John Garrett Retrospective


January 6–March 17, 2002

Curated by Beth Smith

Covering thirty years of work, the show gathered examples of woven and wrapped objects in synthetic materials and colors. Aluminum can strips, miniature plastic dolls and brightly colored plastic washing lines are Garrett’s materials of choice. In his own words, Garrett explains the frenzied surfaces of his work as an interest in “the boundary between abundance and excess.”

While attending graduate school at UCLA and later as a teacher there, Garrett salvaged scrap materials from the urban Los Angeles landscape. The urge to reclaim and recycle has become a signature theme for his work. “Hollywood Nights” echoes the neon shop signs and car lights of Los Angeles through painted vinyl and plastic interlaced and lashed to a wire grid. “Pop Pod” reassembles the soda can into a vessel of another kind. In each case the surface creates such energy that it is difficult to discern the rudiments of the structure beneath.

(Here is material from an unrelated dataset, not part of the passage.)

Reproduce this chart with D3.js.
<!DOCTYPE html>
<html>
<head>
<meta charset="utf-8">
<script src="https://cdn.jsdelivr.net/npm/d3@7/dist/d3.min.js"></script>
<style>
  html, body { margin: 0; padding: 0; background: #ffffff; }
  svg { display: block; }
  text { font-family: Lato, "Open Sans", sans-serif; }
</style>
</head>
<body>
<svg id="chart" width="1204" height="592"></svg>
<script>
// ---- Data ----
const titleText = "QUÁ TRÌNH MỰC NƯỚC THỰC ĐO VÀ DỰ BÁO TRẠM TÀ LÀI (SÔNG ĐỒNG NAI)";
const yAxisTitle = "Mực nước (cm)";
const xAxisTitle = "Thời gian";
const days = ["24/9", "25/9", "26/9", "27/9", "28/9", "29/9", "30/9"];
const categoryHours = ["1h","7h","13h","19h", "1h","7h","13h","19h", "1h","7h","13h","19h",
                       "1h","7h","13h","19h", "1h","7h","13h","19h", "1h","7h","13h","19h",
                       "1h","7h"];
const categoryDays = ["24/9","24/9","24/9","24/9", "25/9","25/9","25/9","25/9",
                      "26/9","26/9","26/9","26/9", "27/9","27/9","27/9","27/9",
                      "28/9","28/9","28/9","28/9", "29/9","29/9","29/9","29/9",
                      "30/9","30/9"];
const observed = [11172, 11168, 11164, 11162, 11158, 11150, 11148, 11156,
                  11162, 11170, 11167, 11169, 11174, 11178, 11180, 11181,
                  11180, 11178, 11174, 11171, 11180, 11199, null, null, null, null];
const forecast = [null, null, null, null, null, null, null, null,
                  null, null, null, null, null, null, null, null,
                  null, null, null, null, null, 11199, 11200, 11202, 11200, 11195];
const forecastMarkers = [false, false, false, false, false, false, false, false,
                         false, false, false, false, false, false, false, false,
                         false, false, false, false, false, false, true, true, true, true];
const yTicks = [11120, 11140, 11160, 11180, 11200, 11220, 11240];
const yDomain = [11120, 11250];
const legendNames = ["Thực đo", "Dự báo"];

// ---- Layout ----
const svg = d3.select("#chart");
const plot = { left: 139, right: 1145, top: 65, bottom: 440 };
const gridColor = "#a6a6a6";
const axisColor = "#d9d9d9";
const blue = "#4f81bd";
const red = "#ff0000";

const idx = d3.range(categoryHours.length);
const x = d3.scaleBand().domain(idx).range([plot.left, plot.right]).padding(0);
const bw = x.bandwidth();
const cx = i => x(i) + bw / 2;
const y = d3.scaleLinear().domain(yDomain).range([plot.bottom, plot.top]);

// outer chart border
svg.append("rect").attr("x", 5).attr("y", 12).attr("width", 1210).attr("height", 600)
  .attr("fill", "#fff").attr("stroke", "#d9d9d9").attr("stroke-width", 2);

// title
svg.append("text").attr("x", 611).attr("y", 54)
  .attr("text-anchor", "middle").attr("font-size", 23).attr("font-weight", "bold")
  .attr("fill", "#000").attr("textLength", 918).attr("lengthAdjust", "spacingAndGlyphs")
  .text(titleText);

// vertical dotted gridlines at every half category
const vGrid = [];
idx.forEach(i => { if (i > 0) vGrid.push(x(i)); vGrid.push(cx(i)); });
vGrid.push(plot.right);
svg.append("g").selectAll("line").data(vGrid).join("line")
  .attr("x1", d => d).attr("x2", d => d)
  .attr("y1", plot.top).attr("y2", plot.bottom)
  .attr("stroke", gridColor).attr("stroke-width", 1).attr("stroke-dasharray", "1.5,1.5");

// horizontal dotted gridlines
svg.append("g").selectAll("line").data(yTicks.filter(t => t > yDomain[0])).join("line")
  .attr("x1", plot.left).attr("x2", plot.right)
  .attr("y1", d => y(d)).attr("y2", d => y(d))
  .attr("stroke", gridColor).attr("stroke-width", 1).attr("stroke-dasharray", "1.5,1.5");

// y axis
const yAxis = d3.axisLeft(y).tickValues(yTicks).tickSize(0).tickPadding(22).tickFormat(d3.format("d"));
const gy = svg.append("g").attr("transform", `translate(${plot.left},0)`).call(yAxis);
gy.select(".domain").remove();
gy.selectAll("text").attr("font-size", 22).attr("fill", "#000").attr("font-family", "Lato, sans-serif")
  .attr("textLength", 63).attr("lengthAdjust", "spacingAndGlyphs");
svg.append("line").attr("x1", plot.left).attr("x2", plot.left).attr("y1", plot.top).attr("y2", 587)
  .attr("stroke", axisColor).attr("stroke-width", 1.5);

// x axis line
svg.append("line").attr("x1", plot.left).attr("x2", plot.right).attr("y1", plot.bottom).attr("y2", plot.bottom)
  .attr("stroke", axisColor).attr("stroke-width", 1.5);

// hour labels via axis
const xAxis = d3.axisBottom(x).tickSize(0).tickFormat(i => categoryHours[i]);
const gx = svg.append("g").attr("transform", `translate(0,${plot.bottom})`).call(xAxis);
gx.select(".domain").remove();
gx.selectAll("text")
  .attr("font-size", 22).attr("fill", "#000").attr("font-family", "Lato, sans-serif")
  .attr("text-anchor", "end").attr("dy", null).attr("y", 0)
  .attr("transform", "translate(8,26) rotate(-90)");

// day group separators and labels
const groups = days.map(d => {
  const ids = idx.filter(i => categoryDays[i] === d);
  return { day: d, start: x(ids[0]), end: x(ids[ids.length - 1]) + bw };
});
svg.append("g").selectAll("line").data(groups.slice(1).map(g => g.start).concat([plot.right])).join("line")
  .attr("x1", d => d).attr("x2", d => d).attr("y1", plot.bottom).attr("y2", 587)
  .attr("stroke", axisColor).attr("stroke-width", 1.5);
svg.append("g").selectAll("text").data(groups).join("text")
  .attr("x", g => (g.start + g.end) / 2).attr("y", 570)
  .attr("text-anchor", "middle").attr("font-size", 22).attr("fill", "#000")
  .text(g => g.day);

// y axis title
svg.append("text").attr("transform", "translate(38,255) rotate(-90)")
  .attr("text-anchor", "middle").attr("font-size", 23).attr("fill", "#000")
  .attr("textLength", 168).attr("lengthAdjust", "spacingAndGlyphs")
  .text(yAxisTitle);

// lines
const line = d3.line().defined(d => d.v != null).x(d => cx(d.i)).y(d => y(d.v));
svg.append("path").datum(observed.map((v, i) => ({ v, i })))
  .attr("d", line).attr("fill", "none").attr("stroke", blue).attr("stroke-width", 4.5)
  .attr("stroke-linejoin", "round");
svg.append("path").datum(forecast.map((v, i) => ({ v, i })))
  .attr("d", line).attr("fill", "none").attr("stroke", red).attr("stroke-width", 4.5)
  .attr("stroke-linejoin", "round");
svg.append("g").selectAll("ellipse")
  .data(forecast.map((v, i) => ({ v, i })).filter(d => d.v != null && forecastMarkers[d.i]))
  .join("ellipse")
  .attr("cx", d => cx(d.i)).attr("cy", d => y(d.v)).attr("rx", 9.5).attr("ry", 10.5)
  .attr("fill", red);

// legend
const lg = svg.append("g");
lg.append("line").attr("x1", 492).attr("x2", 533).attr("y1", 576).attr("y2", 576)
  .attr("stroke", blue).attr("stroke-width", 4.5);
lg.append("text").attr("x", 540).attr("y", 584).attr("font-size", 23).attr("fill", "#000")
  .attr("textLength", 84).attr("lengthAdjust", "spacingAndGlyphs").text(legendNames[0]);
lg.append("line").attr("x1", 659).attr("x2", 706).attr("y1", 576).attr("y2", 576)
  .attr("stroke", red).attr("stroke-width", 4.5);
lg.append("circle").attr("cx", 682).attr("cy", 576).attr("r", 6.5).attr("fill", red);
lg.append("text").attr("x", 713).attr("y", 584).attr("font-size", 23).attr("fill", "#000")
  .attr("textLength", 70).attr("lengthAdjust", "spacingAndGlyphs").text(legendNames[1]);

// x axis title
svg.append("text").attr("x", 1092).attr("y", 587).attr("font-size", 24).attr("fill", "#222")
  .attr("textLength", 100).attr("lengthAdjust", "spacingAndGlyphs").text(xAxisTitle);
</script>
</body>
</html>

Larger-scale pieces have been designed in a manner that allows museum staff to assemble the works themselves. Garrett’s “Trash Basket”, reminiscent in ideology of installations by the late Cuban artist Felix Gonzalez-Torres, reincarnates itself with each exhibition. Weft materials are left to individuals at each new venue to interlace, resulting in an ever shifting pattern for the over-sized vessel. Each of John Garrett’s investigations belies any sense of familiarity evoked by the recycling. Instead, the results produce objects of disarming complexity and vitality.